Jamie P. Merisotis, President/CEO, Lumina Foundation for Education
Embassy Education Breakfast Series: Australian Embassy, Washington, DC
Thank you, Ambassador Beazley, and good morning everyone. I’m pleased to be with you today—for several reasons. First of all, it’s always good to be back in Washington, where I spent so many years immersed in the world of higher education policy. I want to thank Mark Darby and his colleagues at the Embassy of Australia for inviting me here today—and not just because it gives me a chance to visit with friends and colleagues here in DC.
It’s an honor for me to address such a distinguished audience, particularly in this truly global era. Our nations’ economies—in fact, our very futures—are increasingly intertwined and mutually dependent. Clearly, the world is getting smaller … and I know you’ll agree when I say that, as the world shrinks, our minds and our spirits need to expand. We must take every opportunity to listen to each other and learn from one another.
That’s certainly true in the area of education. And, of course, that’s why I’m here today: to talk about how Lumina Foundation—and some of our partner organizations here in the States—are applying the lessons that other countries have learned. But before I delve too deeply into those details, let me first offer a little background about myself and the organization I represent.
I came to the Foundation nearly three years ago after a career here in Washington. All of it was spent in the space of educational access and student success, including the last 15 years as president of the Institute for Higher Education Policy, an independent, non-partisan organization I co-founded in 1993 that is just a few blocks from here. In that role, I worked as a policy analyst and adviser at many different levels, including advising US state governments, the US federal government, as well as governments in other nations.

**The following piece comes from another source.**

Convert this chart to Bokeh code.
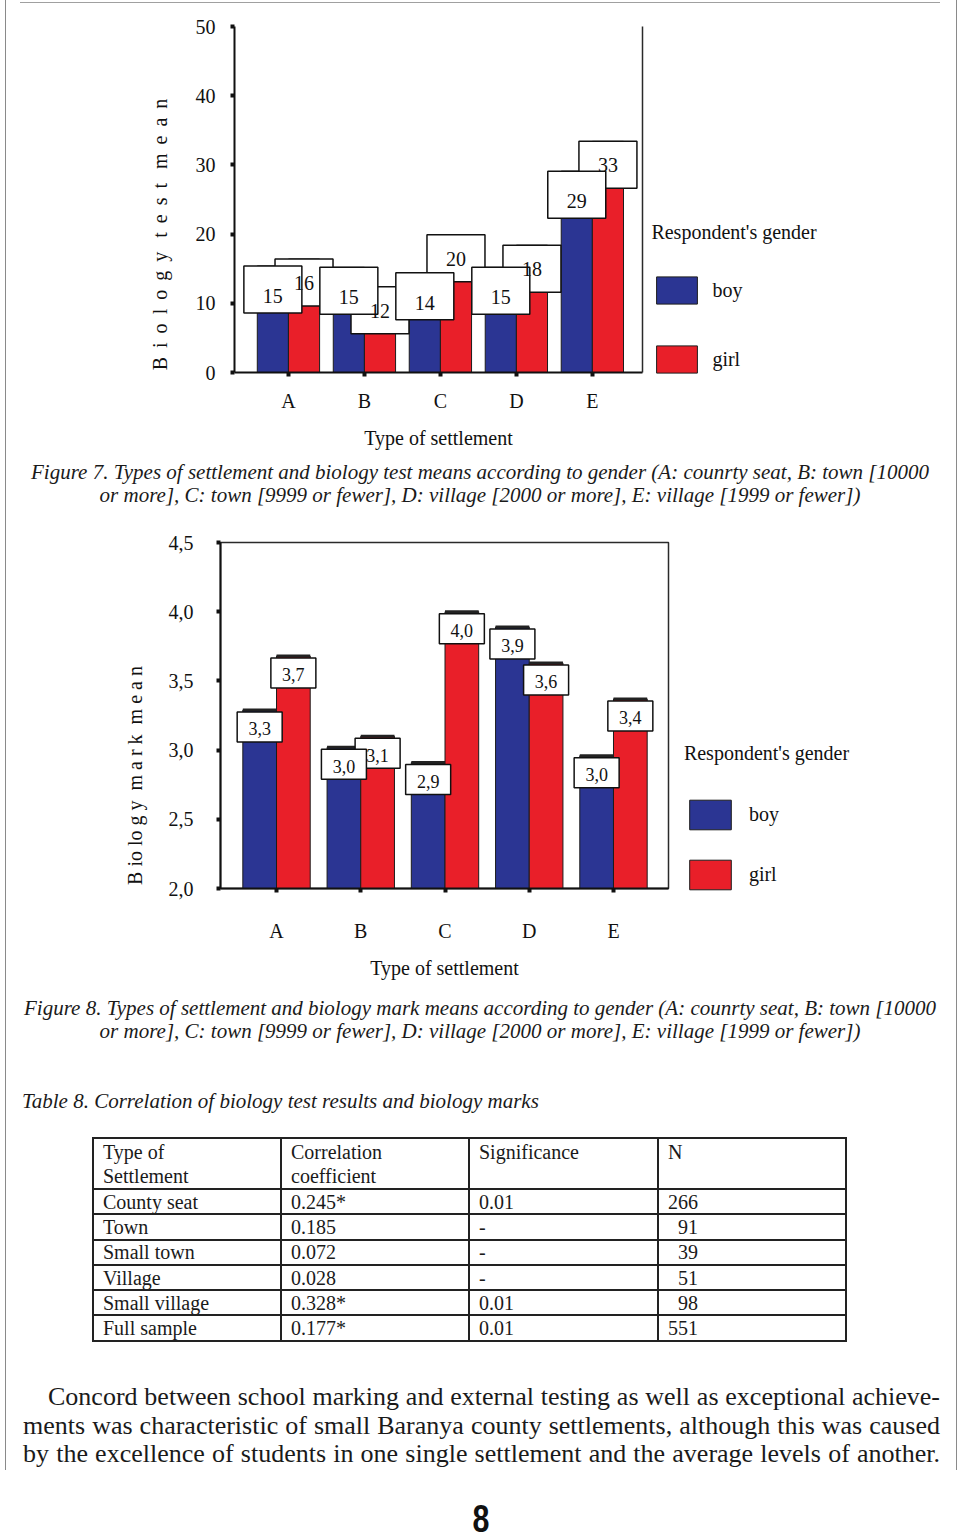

Much of my experience in higher education outside of the US has been in places undergoing systemic transformation in short periods of time, including several nations in southern Africa as well as various post-communist nations of the former Soviet Union. I’ve also spent time in Europe and China as an observer of countries that have gone through significant, though very different, kinds of changes. In China, I’ve seen first-hand the tremendous advances that have been made, both in social and educational terms, in just a short period of time within the world’s most-populous country. Just a decade ago, China educated fewer than half as many people as the US enrolled each year. Today, as you know, China has the largest higher-education system in the world.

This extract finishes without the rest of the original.